The new T.H.U.N.D.E.R. Agents #1 is much more straightforward than Spencer’s was, although it still drops us right in the middle of things, opening with a much more traditionally supervillainous Iron Maiden triumphantly holding the head of the artificial NoMan and claiming that the Thunder Agents are dead. Pull back, and we see a duplicate NoMan watching the situation from afar, with Agent Kane, Director of T.H.U.N.D.E.R., and an Agent Marshall, a target of NoMan’s disdain. It seems Kane had some serious secret end-of-the-world level business going on at Field Station 123 that Iron Maiden has fouled up at the behest of a mysterious employer named Warlord. The villains have also captured an agent named Lightning, which leaves the team to try and figure a way to stop whatever Warlord is planning and free their friend – and that includes dipping into Professor Jennings’ toybox of poorly-documented miracle devices that give people superpowers at a cost.
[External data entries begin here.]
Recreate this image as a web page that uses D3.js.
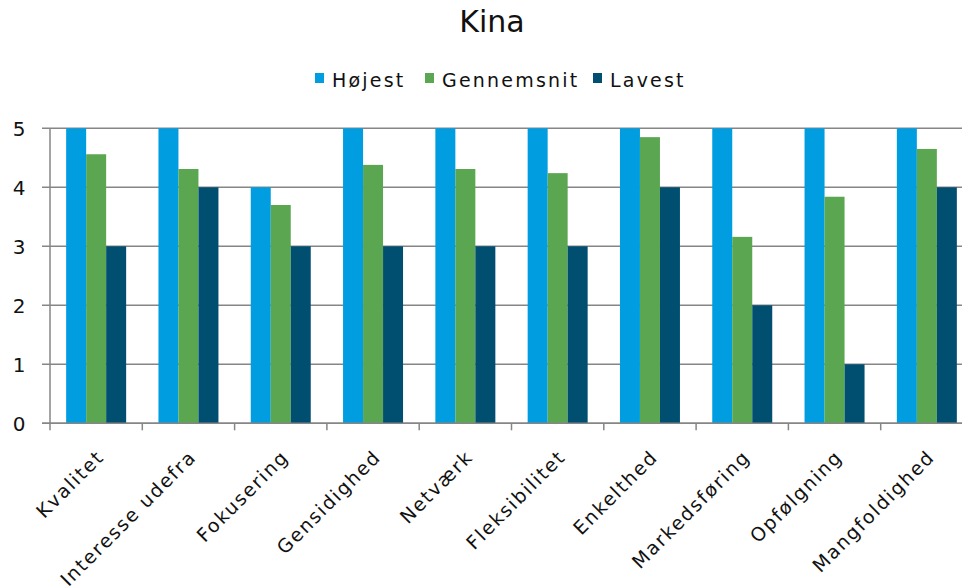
<!DOCTYPE html>
<html>
<head>
<meta charset="utf-8">
<script src="https://cdn.jsdelivr.net/npm/d3@7"></script>
<style>
  html, body { margin: 0; padding: 0; background: #fff; }
  svg { display: block; }
  text { font-family: "DejaVu Sans", Verdana, sans-serif; fill: #111; }
</style>
</head>
<body>
<svg id="chart" width="962" height="588"></svg>
<script>
// Kina – scores per area: highest, average and lowest
const categories = ["Kvalitet", "Interesse udefra", "Fokusering", "Gensidighed", "Netværk",
                    "Fleksibilitet", "Enkelthed", "Markedsføring", "Opfølgning", "Mangfoldighed"];
const hojest      = [5, 5, 4, 5, 5, 5, 5, 5, 5, 5];
const gennemsnit  = [4.56, 4.31, 3.70, 4.38, 4.31, 4.24, 4.85, 3.16, 3.84, 4.65];
const lavest      = [3, 4, 3, 3, 3, 3, 4, 2, 1, 4];
const seriesNames = ["Højest", "Gennemsnit", "Lavest"];
const seriesColors = ["#009ee0", "#5ba650", "#004f71"];
const yTicks = [0, 1, 2, 3, 4, 5];

const seriesValues = [hojest, gennemsnit, lavest];
const svg = d3.select("#chart");

const plot = { left: 50, right: 973, top: 128.3, bottom: 423.3 };

const x0 = d3.scaleBand().domain(categories)
  .range([plot.left, plot.right]).paddingInner(0.35).paddingOuter(0.175);
const x1 = d3.scaleBand().domain(seriesNames).range([0, x0.bandwidth()]);
const y = d3.scaleLinear().domain([0, 5]).range([plot.bottom, plot.top]);
const catStep = x0.step();

// Title
svg.append("text").attr("x", 492).attr("y", 32).attr("text-anchor", "middle")
  .style("font-size", "30px").text("Kina");

// Horizontal gridlines
svg.append("g").selectAll("line").data(yTicks).join("line")
  .attr("x1", plot.left - 8).attr("x2", 962)
  .attr("y1", d => y(d)).attr("y2", d => y(d))
  .attr("stroke", "#868686").attr("stroke-width", 1.5);

// Vertical axis line
svg.append("line").attr("x1", plot.left).attr("x2", plot.left)
  .attr("y1", y(5)).attr("y2", y(0)).attr("stroke", "#868686").attr("stroke-width", 1.5);

// Y tick labels
svg.append("g").selectAll("text").data(yTicks).join("text")
  .attr("x", 19).attr("y", d => y(d) + 7.5).attr("text-anchor", "middle")
  .style("font-size", "20px").text(d => d);

// Category tick marks on the baseline
const tickXs = d3.range(categories.length + 1).map(i => plot.left + i * catStep);
svg.append("g").selectAll("line").data(tickXs).join("line")
  .attr("x1", d => d).attr("x2", d => d)
  .attr("y1", y(0)).attr("y2", y(0) + 7)
  .attr("stroke", "#868686").attr("stroke-width", 1.5);

// Bars
const groups = svg.append("g").selectAll("g").data(categories).join("g")
  .attr("transform", d => `translate(${x0(d)},0)`);
groups.selectAll("rect")
  .data((c, i) => seriesNames.map((s, k) => ({ s, k, v: seriesValues[k][i] })))
  .join("rect")
  .attr("x", d => x1(d.s)).attr("width", x1.bandwidth())
  .attr("y", d => y(d.v)).attr("height", d => y(0) - y(d.v))
  .attr("fill", d => seriesColors[d.k]);

// Baseline drawn over the bars
svg.append("line").attr("x1", plot.left - 8).attr("x2", 962)
  .attr("y1", y(0)).attr("y2", y(0)).attr("stroke", "#868686").attr("stroke-width", 1.5);

// Rotated category labels
svg.append("g").selectAll("text").data(categories).join("text")
  .attr("transform", d => `translate(${x0(d) + x0.bandwidth() / 2 + 9},${y(0) + 35}) rotate(-45)`)
  .attr("text-anchor", "end")
  .style("font-size", "19px").style("letter-spacing", "1.7px").text(d => d);

// Legend
const legendX = [315, 425, 593];
const legend = svg.append("g").selectAll("g").data(seriesNames).join("g")
  .attr("transform", (d, i) => `translate(${legendX[i]},0)`);
legend.append("rect").attr("x", 0).attr("y", 73).attr("width", 9).attr("height", 10)
  .attr("fill", (d, i) => seriesColors[i]);
legend.append("text").attr("x", 17).attr("y", 86.5).style("font-size", "19px")
  .style("letter-spacing", "2.2px").text(d => d);
</script>
</body>
</html>
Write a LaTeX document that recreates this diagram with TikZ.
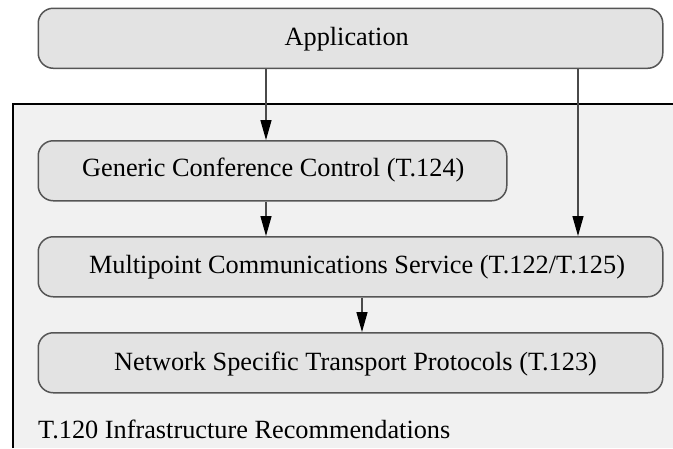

In the last series, that cost was a much more rapidly approaching death. Here, the “Thunderbelt” just looks to cause a lot of pain, and they need to find someone with a crazy threshold for it. Agent Marshall knows just the guy – washed out hockey player and current protection-racket goon Len Brown (named for the original creator of T.H.U.N.D.E.R. Agents back in the 1960s at Tower Comics). Brown hates his life and what he’s done with it, but he’s just trying to keep on rockin’ in the free world, and that freedom seems in jeopardy when Marshall tracks him down. However, Brown jumps at the chance to avoid prison, rat out his scumbag boss and enter the big time world of whacked-out, government-sponsored superheroics. The Thunderbelt fits him fine, barely hurts him at all, and allows him to become Dynamo. However, he’s thrust into action without any training, and botching his first skydive and quite possibly falling to his death. Although not bloody likely, given we’ve spent the whole issue getting to know a character named for the creator of the book.
The intrigue is mild with Hester’s version of the concept, certainly in a much lesser quantity than Spencer’s series had it, but it’s there with Kane’s mystery project. NoMan is at least more present and less cryptic, at one point using the phrase “chromed butt cheeks.” The dark drama isn’t there either, as it has a much lighter tone that lets you breathe a bit easier than Spencer’s did. It’s possible it will be a bit more fun, but so far it doesn’t have all that much to differentiate it from standard fare. Di Vitto’s artwork is solid, bright and pleasantly standard as well, and while nothing is particularly exciting about it, it gets the job done.
T.H.U.N.D.E.R. Agents #1 is a decent start, but it won’t blow anybody away. It doesn’t seem to be trying to – it’s likely a brightening response to Spencer’s dark take. It’ll be more of an ‘oh, hey, these guys. Neat.’ sort of response than anything.